Papes Vita ist geprägt von Kooperationen und medienkünstlerischer Forschung. Um an der Hochschule für Bildende Künste zu studieren, geht sie 1975 von Berlin nach Hamburg. Unschlüssig über die Möglichkeiten der Malerei kommt sie zum Medium Video, das zu dieser Zeit noch von großen, schwer handhabbaren Geräten bestimmt wird. Da Schnitte kaum möglich sind, verzichtet sie darauf und inszeniert stattdessen ein bewegtes Geschehen vor der Kamera, das sie in Realtime aufnimmt. Die HfBK Hamburg ist zu dieser Zeit der einzige Standort für Experimentalfilm in Deutschland. Rüdiger Neumann, der den Studiengang gegründet hatte, wird auf die Studentin aufmerksam und unterstützt sie. Pape macht schnell geschnittene 16mm Filme, zeigt sich jedoch unbefriedigt mit der individualistischen Arbeitsweise von Künstler/innen. Um diese Isolierung aufzubrechen, gründet Pape zusammen mit ihren Kommiliton/innen Andreas Coerper, Elisabeth Fiege, Oliver Hirschbiegel und Kai Schirmer 1981 die Performancegruppe M. Raskin Stichting Ens. Zum Teil finden die Performances auf Baustellen und in besetzten Häusern statt aber auch schon bald bei internationalen Performancefestivals. Das Medium Video wird dabei zunächst vor allem zu Dokumentationszwecken eingesetzt, gewinnt mit den Jahren aber zunehmend eigenständig an Bedeutung.
Neben der eigenen Arbeit setzt Pape die kooperative künstlerische Praxis fort.
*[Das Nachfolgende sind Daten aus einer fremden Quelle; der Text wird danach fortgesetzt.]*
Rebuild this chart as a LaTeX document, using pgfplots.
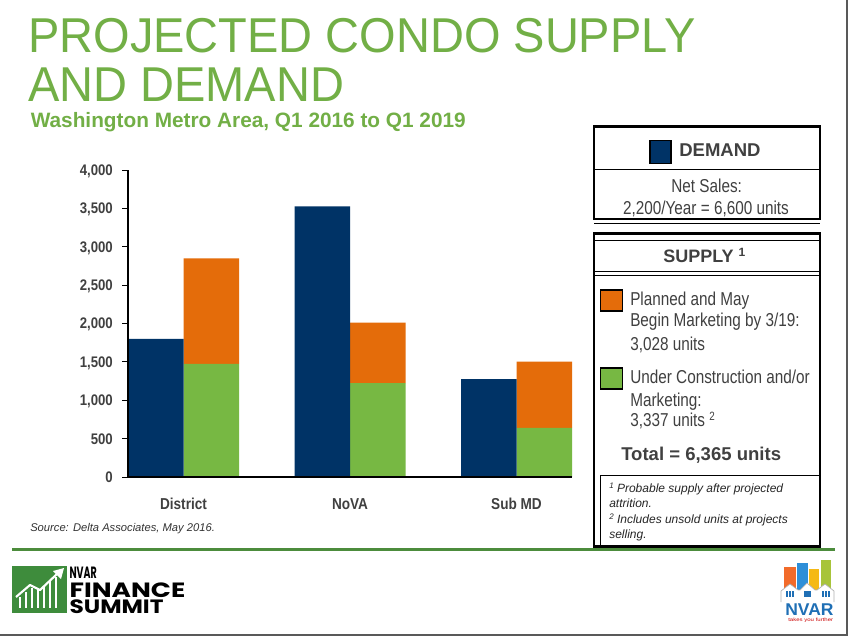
\documentclass[border=0pt]{standalone}
\usepackage{pgfplots}
\pgfplotsset{compat=1.18}
\usepackage{fontspec}
\setmainfont{Liberation Sans}
\newfontfamily\narrowfont[FakeStretch=0.82]{Liberation Sans}
\newfontfamily\titlefont[FakeStretch=0.96]{Liberation Sans}
\newfontfamily\catfont[FakeStretch=0.86]{Liberation Sans}
\newfontfamily\logofont{Poppins}
\definecolor{navy}{HTML}{003366}
\definecolor{borange}{HTML}{E46C0A}
\definecolor{bgreen}{HTML}{77B843}
\definecolor{titlegreen}{HTML}{72AF46}
\definecolor{txt}{HTML}{404040}
\definecolor{linegreen}{HTML}{4C8C3C}
\definecolor{logogreen}{HTML}{3E8C3C}
\definecolor{nvblue}{HTML}{1F6FB5}
\definecolor{nvorange}{HTML}{F26B2A}
\definecolor{nvsky}{HTML}{2E8FD8}
\definecolor{nvyellow}{HTML}{F5B915}
\definecolor{nvlime}{HTML}{A8C43A}
\newcommand\fs[1]{\fontsize{#1pt}{#1pt}\selectfont}
\begin{document}
\begin{tikzpicture}
\path[use as bounding box] (0,0) rectangle (636pt,-477pt);
\fill[white] (0,0) rectangle (636pt,-477pt);
% supply bars (stacked), hidden axis
\begin{axis}[
  at={(96pt,-357.75pt)}, anchor=south west, scale only axis,
  width=333pt, height=230.25pt,
  xmin=-0.33333, xmax=2.33333, ymin=0, ymax=4000,
  enlargelimits=false, hide axis,
  ybar stacked, bar width=0.33333,
]
\addplot[fill=bgreen, draw=none] coordinates {(0.16667,1475) (1.16667,1222) (2.16667,640)};
\addplot[fill=borange, draw=none] coordinates {(0.16667,1373) (1.16667,790) (2.16667,865)};
\end{axis}
% demand bars and axes
\begin{axis}[
  at={(96pt,-357.75pt)}, anchor=south west, scale only axis,
  width=333pt, height=230.25pt,
  xmin=-0.33333, xmax=2.33333, ymin=0, ymax=4000,
  enlargelimits=false, axis on top,
  axis lines=left, axis line style={-, line width=0.9pt, black},
  xtick={0,1,2}, xticklabels={District,NoVA,Sub MD},
  ytick={0,500,...,4000},
  tick align=outside, major tick length=4.2pt,
  xtick style={draw=none}, ytick style={black, line width=0.75pt},
  yticklabel style={font=\catfont\bfseries\fs{11.5}, text=txt, inner sep=0pt, anchor=base east, xshift=-7pt, yshift=-4.1pt},
  xticklabel style={font=\catfont\bfseries\fs{11.85}, text=txt, inner sep=0pt, anchor=base, yshift=-20.25pt},
  /pgf/number format/1000 sep={,},
  /pgf/number format/assume math mode=true,
]
\addplot[ybar, bar width=0.33333, bar shift=0pt, fill=navy, draw=none] coordinates {(-0.16667,1800) (0.83333,3525) (1.83333,1275)};
\end{axis}
\begin{scope}[x=0.75pt,y=-0.75pt]
% titles
\node[anchor=base west, inner sep=0, text=titlegreen] at (28,52) {\titlefont\fs{36.7}PROJECTED CONDO SUPPLY};
\node[anchor=base west, inner sep=0, text=titlegreen] at (28,101.7) {\titlefont\fs{36.7}AND DEMAND};
\node[anchor=base west, inner sep=0, text=titlegreen] at (30.5,127.7) {\bfseries\fs{15.6}Washington Metro Area, Q1 2016 to Q1 2019};
% source
\node[anchor=base west, inner sep=0, text=black!80] at (30,531.7) {\itshape\fs{8.4}Source: Delta Associates, May 2016.};
% demand box
\draw[line width=1.9pt] (594,126.7) rectangle (820,219);
\draw[line width=0.75pt] (594,169.3) -- (820,169.3);
\draw[line width=0.75pt] (594,223) -- (820,223);
\filldraw[fill=navy, draw=black, line width=1.1pt] (650,140.7) rectangle (671,163.3);
\node[anchor=base west, inner sep=0, text=txt] at (679,156.7) {\bfseries\fs{13.9}DEMAND};
\node[anchor=base, inner sep=0, text=txt] at (706.7,192.7) {\narrowfont\fs{14}Net Sales:};
\node[anchor=base, inner sep=0, text=txt] at (706,214.3) {\narrowfont\fs{14}2,200/Year = 6,600 units};
% supply box
\draw[line width=1.9pt] (594,233.3) rectangle (820,546.7);
\draw[line width=0.75pt] (594,240.7) -- (820,240.7);
\draw[line width=0.75pt] (594,271.7) -- (820,271.7);
\draw[line width=0.75pt] (594,275) -- (820,275);
\node[anchor=base west, inner sep=0, text=txt] at (663,262.7) {\bfseries\fs{13.5}SUPPLY {\fs{9}\raisebox{4.5pt}{1}}};
\filldraw[fill=borange, draw=black, line width=1.1pt] (600.7,290) rectangle (622.3,311);
\node[anchor=base west, inner sep=0, text=txt] at (630,305) {\narrowfont\fs{14}Planned and May};
\node[anchor=base west, inner sep=0, text=txt] at (630,326.7) {\narrowfont\fs{14}Begin Marketing by 3/19:};
\node[anchor=base west, inner sep=0, text=txt] at (630,350) {\narrowfont\fs{14}3,028 units};
\filldraw[fill=bgreen, draw=black, line width=1.1pt] (600.7,368) rectangle (622.3,389);
\node[anchor=base west, inner sep=0, text=txt] at (630,383.3) {\narrowfont\fs{14}Under Construction and/or};
\node[anchor=base west, inner sep=0, text=txt] at (630,406) {\narrowfont\fs{14}Marketing:};
\node[anchor=base west, inner sep=0, text=txt] at (630,426.7) {\narrowfont\fs{14}3,337 units {\fs{9}\raisebox{4.5pt}{2}}};
\node[anchor=base west, inner sep=0, text=txt] at (621,460) {\bfseries\fs{13.9}Total = 6,365 units};
\draw[line width=0.75pt] (600,475) -- (820,475);
\draw[line width=0.75pt] (600,475) -- (600,546.7);
\node[anchor=base west, inner sep=0, text=black!85] at (609,492.7) {\itshape\fs{9}{\fs{6}\raisebox{3pt}{1}} Probable supply after projected};
\node[anchor=base west, inner sep=0, text=black!85] at (609,507.7) {\itshape\fs{9}attrition.};
\node[anchor=base west, inner sep=0, text=black!85] at (609,523.3) {\itshape\fs{9}{\fs{6}\raisebox{3pt}{2}} Includes unsold units at projects};
\node[anchor=base west, inner sep=0, text=black!85] at (609,538.3) {\itshape\fs{9}selling.};
% separator
\draw[linegreen, line width=1.9pt] (12,549.3) -- (835,549.3);
% left logo
\fill[logogreen] (12,566) rectangle (66.7,613.3);
\foreach \xx/\yy in {20/597,26/592,32/588,38/590,44/586,50/581,56/577}
  \draw[white, line width=1pt] (\xx,\yy) -- (\xx,608) ;
\draw[white, line width=1.6pt, line join=round] (16,597) -- (30,585) -- (40,590) -- (57,574);
\fill[white] (64,568) -- (53,571) -- (61,579) -- cycle;
\node[anchor=base west, inner sep=0] at (69.3,578) {\resizebox{20.5pt}{8.6pt}{\logofont\bfseries NVAR}};
\node[anchor=base west, inner sep=0, align=left, font=\fontsize{10pt}{12.2pt}\selectfont] at (69.3,613.3) {\resizebox{86.8pt}{11pt}{\logofont\bfseries FINANCE}\\\resizebox{70.5pt}{10.3pt}{\logofont\bfseries SUMMIT}};
% right logo
\fill[nvorange] (784.3,566.7) rectangle (795.7,590);
\fill[nvsky] (796.7,563.3) rectangle (807.7,590);
\fill[nvyellow] (809.3,569.3) rectangle (819.3,590);
\fill[nvlime] (821,560) rectangle (831,590);
\filldraw[fill=white, draw=gray!60, line width=0.5pt] (781,602) -- (781,591) -- (790,584) -- (798,590) -- (800,590) -- (807,583) -- (815,590) -- (817,590) -- (825,584) -- (834,591) -- (834,602);
\foreach \bx in {786,803.5,822}{
  \foreach \i in {0,1,2}{\foreach \j in {0,1}{
    \fill[nvblue] (\bx+\i*2.8,591+\j*3.2) rectangle ++(2.2,2.6);}}}
\node[anchor=base west, inner sep=0] at (785,615) {\resizebox{36.2pt}{8.8pt}{\bfseries\color{nvblue}NVAR}};
\node[anchor=base west, inner sep=0] at (788,621.7) {\resizebox{33.7pt}{2.6pt}{\narrowfont\color{red!80!black}takes you further}};
% frame
\draw[black!65, line width=1.1pt] (0,635) -- (847,635) -- (847,0);
\end{scope}
\end{tikzpicture}
\end{document}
Anfang der achtziger lernt sie den ungarischen Filmemacher Gábor Bódy kennen, der das erste internationale Magazin auf Videokassetten initiiert, das sich der experimentellen Film- und Medienkunst widmet, Pape (mit Hirschbiegel) gibt die 2. Edition heraus und begleitet weitere Ausgaben von Infermental. Auch in Lyon, wo Pape an Produktionen des Frigo beteiligt ist, spielen gemeinschaftliche Arbeitsformen eine zentrale Rolle. Die ehemalige Käserei versteht sich unter anderem als Kunst-Laboratorium, intermedialer Raum mit Videogalerie, Radiostation, Künstler/innenresidenz im internationalen Austausch. Anfang der neunziger Jahre und angesichts der veränderten Situation nach der Wiedervereinigung Deutschlands geht Pape nach Berlin zurück. Hier verfolgt sie einerseits ihr Projekt zur Berliner Mauer und produziert im Team von Turner&Tailor andererseits Fernsehbeiträge über die boomende Clubkultur der Hauptstadt, deren anfänglich subkulturelles Selbstverständnis bald in kommerzielle Strukturen umschlägt: Techno, HipHop oder Punk.
Rotraut Pape ist für das Kasseler Dokumentarfilm- und Videofest als Künstlerin, die im Bereich Film und Video immer wieder neue Wege beschreitet, und als Partnerin, sowohl beim Aufspüren neuer Strömungen als auch bei der Entwicklung neuer Formate, seit vielen Jahre eine unverzichtbare Größe."